A reliable detection method for nano-silver in functional textiles

Abstract

Except for conventional functions, special textiles doped with nanoscale particles have shown quite attractive properties, such as antibacterial activity, deodorization, hydrophobicity, and ultraviolet/electromagnetic protection. However, facile and reliable methods for quality assessment of those functional nano-textiles are remarkably demanded for market surveillance and consumer protection. Herein, a novel detection method of silver in textiles was established for the comprehensive detection and a practical flow chart was also demonstrated as an experimental pathway including pretreatment, qualitative and quantitative analysis.
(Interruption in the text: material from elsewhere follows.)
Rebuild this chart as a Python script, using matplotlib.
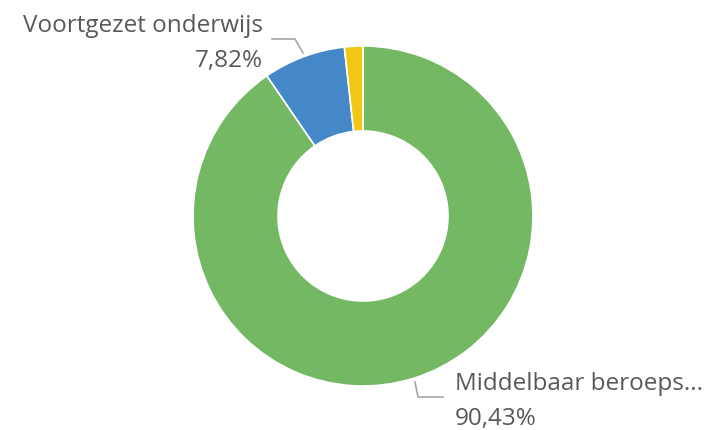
import matplotlib.pyplot as plt

# Donut chart: share of students per education type
labels = ['Middelbaar beroeps...', 'Voortgezet onderwijs', 'Overig']
shares = [90.43, 7.82, 1.75]
colors = ['#74B863', '#4488C8', '#F2C614']

W, H = 705, 430
fig = plt.figure(figsize=(W / 100, H / 100), dpi=100)
ax = fig.add_axes([0, 0, 1, 1])
ax.set_xlim(0, W)
ax.set_ylim(0, H)

cx, cy, r = 363, H - 216, 170
ax.pie(shares, colors=colors, startangle=90, counterclock=False,
       center=(cx, cy), radius=r, frame=True,
       wedgeprops=dict(width=r * 0.5, edgecolor='white', linewidth=1.2))
ax.set_xlim(0, W)
ax.set_ylim(0, H)
ax.set_aspect('equal')
ax.axis('off')

txt = dict(color='#595959', fontsize=17.5, family=['Open Sans', 'DejaVu Sans'])
line = dict(color='#A6A6A6', linewidth=1.2)

# Voortgezet onderwijs label (upper left)
ax.plot([272, 295, 303], [H - 39, H - 39, H - 53], **line)
ax.text(263, H - 32, labels[1], ha='right', va='baseline', **txt)
ax.text(263, H - 67, f'{shares[1]:.2f}%'.replace('.', ','), ha='right',
        va='baseline', **txt)

# Middelbaar beroeps label (lower right)
ax.plot([415, 418, 443], [H - 382, H - 397, H - 397], **line)
ax.text(455, H - 390, labels[0], ha='left', va='baseline', **txt)
ax.text(455, H - 425, f'{shares[0]:.2f}%'.replace('.', ','), ha='left',
        va='baseline', **txt)

fig.savefig('out.png', dpi=100)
The optimal ashing parameter (450°C for 1 h) in the pretreatment process was explored to improve detection sensitivity. The qualitative analysis was performed through X-ray diffraction for crystallinity, scanning electron microscopy for morphology, and energy-dispersive X-ray spectroscopy (EDS) for elements. The real existent status of the silver components could be decided via the flow chart. As shown with the detected sample, the content was calculated by the weight loss at 1050–1500°C from thermogravimetric analysis measurement and the accuracy of the quantitative process was also checked via inductively coupled plasma mass spectrometry. Finally, the detection limit of the method was investigated up to μg/g. The obvious advantage of the reported method was facile and reliable to achieve comprehensive identification from the dimension scale and crystal form to the component. Moreover, this analytical strategy could be also applied for the detection of other nanoscale metals or metal oxides in functional textiles.